[Problem details]: Only the lines from the start of the data below through the line that contains "fontsize=fs, color=text_barva, labelpad=8)" are to be copied, exactly and without pictures.

··· Given records ···

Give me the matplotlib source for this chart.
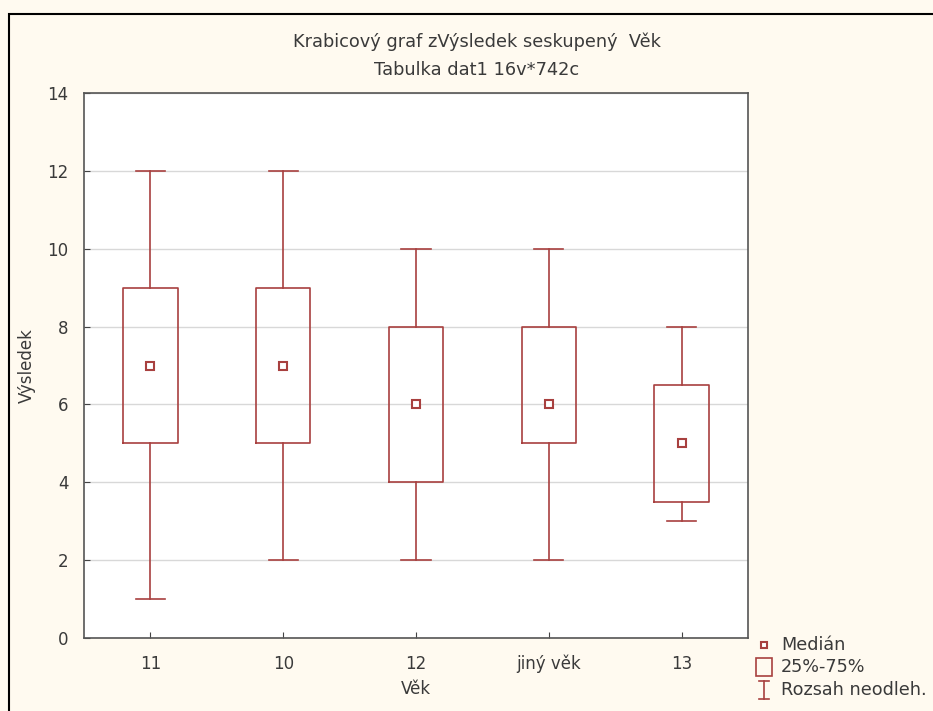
import matplotlib
matplotlib.use("Agg")
import matplotlib.pyplot as plt
from matplotlib.patches import Rectangle
from matplotlib.lines import Line2D

plt.rcParams['font.family'] = ['DejaVu Sans']

skupiny = ['11', '10', '12', 'jiný věk', '13']
minima = [1, 2, 2, 2, 3]
q1 = [5, 5, 4, 5, 3.5]
mediany = [7, 7, 6, 6, 5]
q3 = [9, 9, 8, 8, 6.5]
maxima = [12, 12, 10, 10, 8]

barva = '#a8403f'
text_barva = '#3a3a3a'
fs = 12

fig = plt.figure(figsize=(9.33, 7.11), dpi=100, facecolor='#fffaf0')
ax = fig.add_axes([84/933, 1-638/711, (748-84)/933, (638-93)/711])
ax.set_facecolor('white')

stats = []
for i in range(len(skupiny)):
    stats.append({'med': mediany[i], 'q1': q1[i], 'q3': q3[i],
                  'whislo': minima[i], 'whishi': maxima[i], 'label': skupiny[i]})

ax.bxp(stats, positions=range(len(skupiny)), widths=0.41, showfliers=False,
       boxprops=dict(color=barva, lw=1.2),
       whiskerprops=dict(color=barva, lw=1.2),
       capprops=dict(color=barva, lw=1.2),
       medianprops=dict(linewidth=0), capwidths=0.22)
ax.plot(range(len(skupiny)), mediany, ls='none', marker='s', ms=6,
        mfc='white', mec=barva, mew=1.5, zorder=5)

ax.set_xlim(-0.5, 4.5)
ax.set_ylim(0, 14)
ax.set_yticks(range(0, 15, 2))
ax.set_xticks(range(len(skupiny)))
ax.set_xticklabels(skupiny)
for lbl in ax.get_xticklabels():
    if lbl.get_text() == 'jiný věk':
        lbl.set_fontsize(10.5)
ax.yaxis.grid(True, color='#d8d8d8', lw=1)
ax.set_axisbelow(True)
ax.tick_params(colors='#444444', labelcolor=text_barva, labelsize=fs, length=4, direction='in')
ax.tick_params(axis='x', pad=12)
ax.tick_params(axis='y', pad=11)
for s in ax.spines.values():
    s.set_color('#555555')
    s.set_linewidth(1.2)

ax.set_xlabel('Věk', fontsize=fs, color=text_barva, labelpad=5)
ax.set_ylabel('Výsledek', fontsize=fs, color=text_barva, labelpad=8)

fig.text(477/933, 1-42/711, 'Krabicový graf zVýsledek seskupený  Věk', ha='center', va='center',
         fontsize=12.8, color=text_barva)
fig.text(477/933, 1-70/711, 'Tabulka dat1 16v*742c', ha='center', va='center',
         fontsize=12.8, color=text_barva)

# ramecek kolem obrazku
fig.add_artist(Rectangle((9/933, -0.05), 1.0, 1-14/711+0.05, transform=fig.transFigure,
                         fill=False, ec='black', lw=1.5))

# legenda
lx = 764/933
tx = 781/933
fig.add_artist(Line2D([lx], [1-645/711], transform=fig.transFigure, marker='s', ms=5,
                      mfc='white', mec=barva, mew=1.5, ls='none'))
fig.add_artist(Rectangle((lx-8/933, 1-676/711), 16/933, 18/711, transform=fig.transFigure,
                         fill=False, ec=barva, lw=1.2))
fig.add_artist(Line2D([lx, lx], [1-699/711, 1-681/711], transform=fig.transFigure, color=barva, lw=1.2))
fig.add_artist(Line2D([lx-5/933, lx+5/933], [1-699/711]*2, transform=fig.transFigure, color=barva, lw=1.2))
fig.add_artist(Line2D([lx-5/933, lx+5/933], [1-681/711]*2, transform=fig.transFigure, color=barva, lw=1.2))
for y, t in zip([645, 667, 690], ['Medián', '25%-75%', 'Rozsah neodleh.']):
    fig.text(tx, 1-y/711, t, ha='left', va='center', fontsize=12.7, color=text_barva)

fig.savefig('out.png', dpi=100, facecolor=fig.get_facecolor())
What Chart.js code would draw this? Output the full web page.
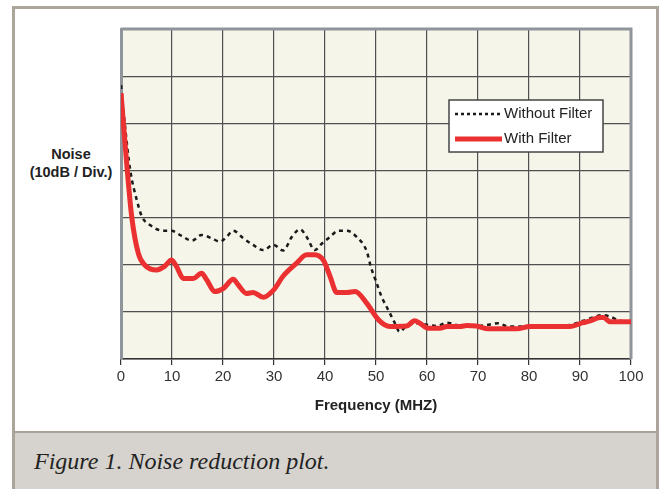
<!DOCTYPE html>
<html>
<head>
<meta charset="utf-8">
<script src="https://cdn.jsdelivr.net/npm/chart.js@4"></script>
<style>
  body { margin: 0; width: 659px; height: 489px; background: #fff; overflow: hidden; font-family: "Liberation Sans", Arial, sans-serif; }
  .frame { position: absolute; left: 12px; top: 6px; width: 641px; height: 490px; border: 3px solid #aba59c; border-bottom: none; background: #fff; }
  .caption { position: absolute; left: 12px; top: 431px; width: 641px; height: 60px; border: 3px solid #aba59c; border-top: 2px solid #a7a197; border-bottom: none; background: #d6d3ce; }
  .caption span { position: absolute; left: 19px; top: 15px; font-family: "Liberation Serif", "Times New Roman", serif; font-style: italic; font-size: 24px; color: #222; }
  .ylabel { position: absolute; left: 21px; top: 145px; width: 100px; text-align: center; font-weight: bold; font-size: 14.5px; line-height: 18px; color: #222; }
  canvas { position: absolute; left: 0; top: 0; }
</style>
</head>
<body>
<div class="frame"></div>
<div class="caption"><span>Figure 1. Noise reduction plot.</span></div>
<div class="ylabel">Noise<br>(10dB / Div.)</div>
<div style="position:absolute;left:0;top:0;width:659px;height:430px;">
  <canvas id="myChart"></canvas>
</div>
<script>
const xTicks = [0, 10, 20, 30, 40, 50, 60, 70, 80, 90, 100];

const freqWithout = [0, 0.8, 1.8, 3.1, 4.1, 5.7, 8.3, 9.9, 11.9, 13.9, 15.8, 17.8, 19.4, 20.7, 22.0, 24.0, 25.9, 27.9, 29.9, 31.8, 33.5, 35.1, 36.4, 38.0, 39.4, 41.0, 42.6, 44.3, 46.2, 48.2, 49.0, 50.0, 51.1, 52.4, 53.7, 54.6, 56.0, 58.0, 60.3, 61.9, 63.9, 65.8, 68.0, 70.0, 71.7, 74.0, 75.9, 78.2, 82.0, 88.0, 90.6, 94.6, 95.9, 97.8, 100];
const noiseWithout = [58.1, 49.3, 40.1, 33.7, 30.2, 28.4, 27.2, 27.2, 26.1, 25.1, 26.3, 25.6, 24.9, 25.9, 27.2, 25.6, 24.2, 23.1, 24.2, 23.0, 25.9, 27.5, 25.9, 23.1, 24.5, 25.9, 27.2, 27.2, 25.9, 22.8, 19.5, 16.5, 13.2, 10.4, 7.6, 5.8, 7.0, 7.6, 7.2, 7.0, 7.7, 7.2, 7.0, 7.0, 7.2, 7.6, 6.9, 6.9, 6.9, 7.2, 8.1, 9.3, 9.0, 8.1, 7.9];

const freqWith = [0, 1.0, 2.1, 3.4, 4.7, 7.0, 8.6, 9.9, 10.9, 12.2, 14.2, 15.8, 16.8, 18.4, 20.1, 22.0, 23.0, 24.6, 25.9, 27.9, 29.9, 31.8, 34.4, 36.4, 38.0, 39.7, 41.0, 42.3, 44.3, 45.9, 48.2, 50.5, 52.7, 56.0, 57.6, 58.6, 60.3, 62.5, 63.9, 66.5, 67.8, 69.7, 72.0, 75.0, 77.6, 80.2, 88.0, 90.6, 92.0, 93.9, 94.6, 95.9, 100];
const noiseWith = [56.4, 43.0, 30.2, 22.4, 19.9, 18.9, 19.7, 21.0, 19.6, 17.1, 17.1, 18.2, 16.8, 14.3, 15.0, 16.9, 15.7, 13.9, 14.1, 13.1, 14.6, 17.6, 20.3, 22.1, 22.1, 20.9, 17.5, 14.1, 14.1, 14.3, 11.8, 8.3, 6.9, 7.0, 8.1, 7.6, 6.5, 6.5, 6.9, 6.9, 7.1, 7.0, 6.4, 6.4, 6.4, 6.9, 6.9, 7.7, 8.1, 8.8, 8.8, 7.9, 7.9];

const toPoints = (xs, ys) => xs.map((x, i) => ({ x: x, y: ys[i] }));

// plot background + top/right frame
const plotFrame = {
    id: 'plotFrame',
    beforeDraw(chart) {
        const { ctx, chartArea: a } = chart;
        ctx.save();
        ctx.fillStyle = '#f5f5e9';
        ctx.fillRect(a.left, a.top, a.right - a.left, a.bottom - a.top);
        ctx.restore();
    },
    beforeDatasetsDraw(chart) {
        const { ctx, chartArea: a } = chart;
        ctx.save();
        ctx.strokeStyle = '#90959b';
        ctx.lineWidth = 3;
        ctx.beginPath();
        ctx.moveTo(a.left, a.top);
        ctx.lineTo(a.right, a.top);
        ctx.lineTo(a.right, a.bottom);
        ctx.stroke();
        ctx.restore();
    }
};

// boxed legend inside the plot
const boxLegend = {
    id: 'boxLegend',
    afterDraw(chart) {
        const ctx = chart.ctx;
        const x = 449, y = 100, w = 154, h = 52;
        ctx.save();
        ctx.fillStyle = '#fff';
        ctx.fillRect(x, y, w, h);
        ctx.strokeStyle = '#444';
        ctx.lineWidth = 1.5;
        ctx.strokeRect(x, y, w, h);
        const rows = [chart.data.datasets[0], chart.data.datasets[1]];
        rows.forEach((ds, i) => {
            const cy = y + 14 + i * 25;
            ctx.strokeStyle = ds.borderColor;
            ctx.lineWidth = ds.borderWidth;
            ctx.setLineDash(i === 0 ? [3, 3] : []);
            ctx.beginPath();
            ctx.moveTo(x + 6, cy);
            ctx.lineTo(x + 53, cy);
            ctx.stroke();
            ctx.setLineDash([]);
            ctx.fillStyle = '#222';
            ctx.font = '15px "Liberation Sans", Arial, sans-serif';
            ctx.textBaseline = 'middle';
            ctx.fillText(ds.label, x + 55, cy);
        });
        ctx.restore();
    }
};

const ctx = document.getElementById('myChart').getContext('2d');
const myChart = new Chart(ctx, {
    type: 'line',
    data: {
        datasets: [
            {
                label: 'Without Filter',
                data: toPoints(freqWithout, noiseWithout),
                borderColor: '#1a1a1a',
                borderWidth: 2.5,
                borderDash: [4, 4],
                pointRadius: 0,
                cubicInterpolationMode: 'monotone',
                order: 2
            },
            {
                label: 'With Filter',
                data: toPoints(freqWith, noiseWith),
                borderColor: '#ea3030',
                borderWidth: 5,
                pointRadius: 0,
                cubicInterpolationMode: 'monotone',
                order: 1
            }
        ]
    },
    options: {
        responsive: true,
        maintainAspectRatio: false,
        animation: false,
        layout: { padding: { left: 0, top: 29, right: 28, bottom: 11 } },
        plugins: {
            legend: { display: false },
            tooltip: { enabled: false }
        },
        scales: {
            x: {
                type: 'linear',
                min: 0,
                max: 100,
                afterBuildTicks: (scale) => { scale.ticks = xTicks.map(v => ({ value: v })); },
                afterFit: (scale) => { scale.height = 60; },
                ticks: {
                    color: '#333',
                    font: { size: 15, family: '"Liberation Sans", Arial, sans-serif' },
                    padding: 3,
                    maxRotation: 0
                },
                grid: { color: '#505050', lineWidth: 1.2, tickColor: '#333', tickLength: 6 },
                border: { color: '#333', width: 1.5 },
                title: {
                    display: true,
                    text: 'Frequency (MHZ)',
                    color: '#222',
                    font: { size: 15, weight: 'bold', family: '"Liberation Sans", Arial, sans-serif' },
                    padding: { top: 4, bottom: 4 }
                }
            },
            y: {
                type: 'linear',
                min: 0,
                max: 70,
                afterFit: (scale) => { scale.width = 121; },
                ticks: { display: false, stepSize: 10 },
                grid: { color: '#505050', lineWidth: 1.2, drawTicks: false },
                border: { color: '#90959b', width: 3 }
            }
        }
    },
    plugins: [plotFrame, boxLegend]
});
</script>
</body>
</html>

···

[Result below]:
Give me the matplotlib source for this chart.
import matplotlib
matplotlib.use("Agg")
import matplotlib.pyplot as plt
from matplotlib.patches import Rectangle
from matplotlib.lines import Line2D

plt.rcParams['font.family'] = ['DejaVu Sans']

skupiny = ['11', '10', '12', 'jiný věk', '13']
minima = [1, 2, 2, 2, 3]
q1 = [5, 5, 4, 5, 3.5]
mediany = [7, 7, 6, 6, 5]
q3 = [9, 9, 8, 8, 6.5]
maxima = [12, 12, 10, 10, 8]

barva = '#a8403f'
text_barva = '#3a3a3a'
fs = 12

fig = plt.figure(figsize=(9.33, 7.11), dpi=100, facecolor='#fffaf0')
ax = fig.add_axes([84/933, 1-638/711, (748-84)/933, (638-93)/711])
ax.set_facecolor('white')

stats = []
for i in range(len(skupiny)):
    stats.append({'med': mediany[i], 'q1': q1[i], 'q3': q3[i],
                  'whislo': minima[i], 'whishi': maxima[i], 'label': skupiny[i]})

ax.bxp(stats, positions=range(len(skupiny)), widths=0.41, showfliers=False,
       boxprops=dict(color=barva, lw=1.2),
       whiskerprops=dict(color=barva, lw=1.2),
       capprops=dict(color=barva, lw=1.2),
       medianprops=dict(linewidth=0), capwidths=0.22)
ax.plot(range(len(skupiny)), mediany, ls='none', marker='s', ms=6,
        mfc='white', mec=barva, mew=1.5, zorder=5)

ax.set_xlim(-0.5, 4.5)
ax.set_ylim(0, 14)
ax.set_yticks(range(0, 15, 2))
ax.set_xticks(range(len(skupiny)))
ax.set_xticklabels(skupiny)
for lbl in ax.get_xticklabels():
    if lbl.get_text() == 'jiný věk':
        lbl.set_fontsize(10.5)
ax.yaxis.grid(True, color='#d8d8d8', lw=1)
ax.set_axisbelow(True)
ax.tick_params(colors='#444444', labelcolor=text_barva, labelsize=fs, length=4, direction='in')
ax.tick_params(axis='x', pad=12)
ax.tick_params(axis='y', pad=11)
for s in ax.spines.values():
    s.set_color('#555555')
    s.set_linewidth(1.2)

ax.set_xlabel('Věk', fontsize=fs, color=text_barva, labelpad=5)
ax.set_ylabel('Výsledek', fontsize=fs, color=text_barva, labelpad=8)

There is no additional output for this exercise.